We  have dealt with  the law governing  the debtor  and  creditor  relationship.  We have not dealt with any provision or principle of taxation law where under deemed payment of interest consequent upon  capitalisation and actual  payment  whenever  made  may be treated as capital or revenue which question shall have to be  determined  under  the scheme  of relevant statutory enactment.

Subject to the above we answer the reference in following terms:

(1) Subject to a binding stipulation contained in a voluntary contract between the parties and/or an established  practice or usage interest on loans and advances may be charged on periodical rests and also capitalized on remaining  unpaid.  The  principal  sum actually advanced coupled with the interest on periodical  rests so capitalized is capable of being adjudged as principal sum on the date of the suit.

(2) The principal sum so adjudged is ‘such principal sum’ within the meaning of Section 34 of the Code of Civil Procedure, 1908 on which interest pendente lite and future interest i.e. post-decree  interest,  at such  rate and  for such  period  which  the Court may deem fit, may be awarded by the Court.

(3) Corporation Bank v. HS. Gowda and Anr., [1994] 5 SCC 213  and Bank of Baroda v. jagannath Pigment & Chem. have been correctly decided.-18

Banking Regulation Act, 1949 – 19

However, we propose to place on record a few incidental observations, without which, we feel, our answer will not be complete and that we do as under:-

1. Though interest can be capitalized on the analogy that the interest falling due on the accrued date and remaining unpaid, partakes the character of amount advanced on the date, yet penal interest, which  is charged  by way of penalty for  non-payment,  cannot be capitalized. Further  interest,  i.e., interest  on  interest,  whether  simple,  compound or penal,  cannot  be claimed  on  the  amount  of penal interest.  Penal  interest  cannot be capitalized. It will be opposed to public policy.

2. Novation, that is, a debtor entering into a fresh agreement with a creditor undertaking payment  of  previously  borrowed  principal  amount  coupled  with   interest   by treating the sum total as principal, any contract express or implied and an express acknowledgement of accounts,  are  best  evidence  of capitalisation. Acquiescence  in the method  of accounting  adopted  by the creditor  and  brought  to  the knowledge of the debtor may also enable interest being converted into principal. A mere failure to protest is not acquiescence.

3. The prevalence of banking practice legitimizes stipulations as to interest on periodical rests and their capitalisation being incorporated in contracts. Such stipulations incorporated in contracts voluntarily entered into and binding on  the  parties  shall govern the substantive rights and obligations of the parties as to  recovery and payment of interest.

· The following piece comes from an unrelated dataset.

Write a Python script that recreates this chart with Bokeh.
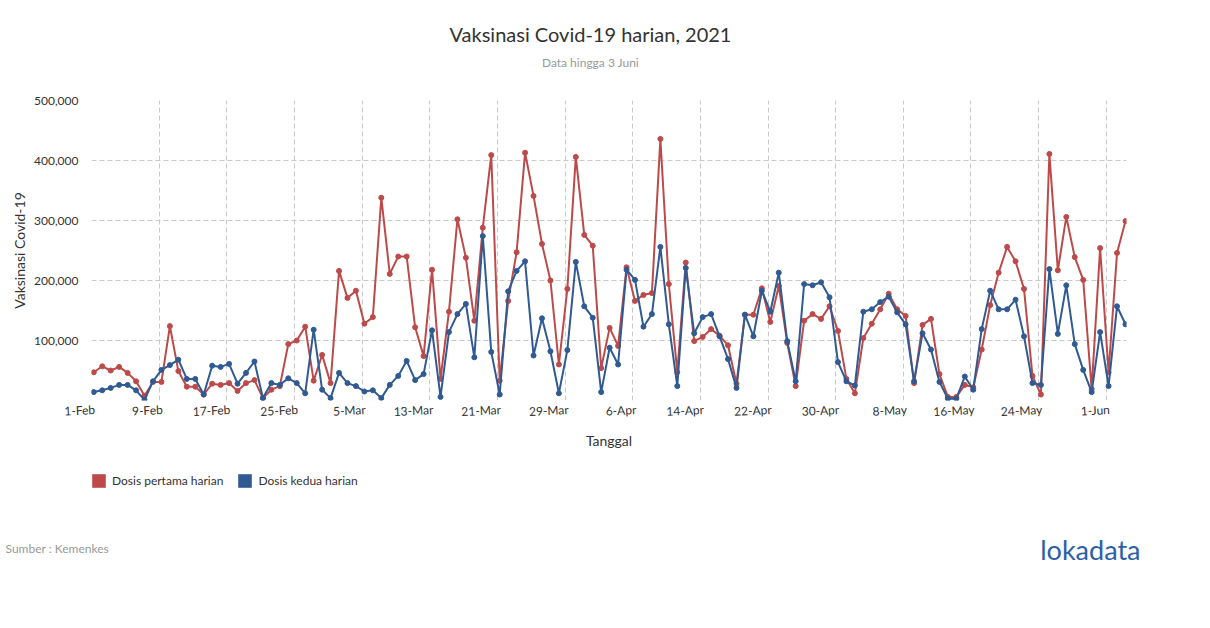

4. Capitalisation method is founded on the principle that the borrower failed to make payment  though  he could  have made and  thereby rendered  himself a defaulter. To hold an amount  debited  to  the account  of the borrower  capitalized  it should appear that the  borrower  had  an  opportunity  of making  the  payment  on  the  date  of entry or within a reasonable time or period of grace from  the date of debit  entry or  the amount falling due and  thereby avoiding  capitalization. Any debit entry in the account of the borrower and claimed to have been capitalized so as to form an amalgam of the principal sum may be excluded on  being shown to  the satisfaction  of the Court that such debit entry was  not  brought  to  the  notice of the  borrower  and/or  he did  not have the opportunity  of making  payment  before capitalisation and  thereby excluding its capitalisation.

5. The power  conferred  by sections  21  and  35A of the  Banking  Regulation  Act,  1935 is coupled with duty to  act.  Reserve  Bank  of India  is the prime  banking  institution  of the country entrusted with a supervisory role over banking and conferred with the authority of issuing binding directions,  having statutory force, in  the interest  of public in general and preventing banking affairs from deterioration and prejudice as also to secure the proper management  of any banking company generally. Reserve Bank of India is one of the watchdogs  of finance and  economy  of the  nation.  It is,  and  it ought to  be, aware of all relevant factors,  including credit conditions as prevailing, which would invite its policy decisions. RBI has been issuing directions/circulars from time-to-time  which,  inter alia, deal with  rate of interest  which  can  be charged  and the periods at the end of which  rests can  be struck down, interest  calculated  thereon and charged and capitalized.  It should continue to issue such directives. Its circulars shall bind those who fall within  the  net  of  such  directives.  For such transactions which are not  squarely governed  by such circulars,  the RBI directives  may be treated as standards for the purpose of deciding whether the interest charged is excessive, usurious or opposed to public policy.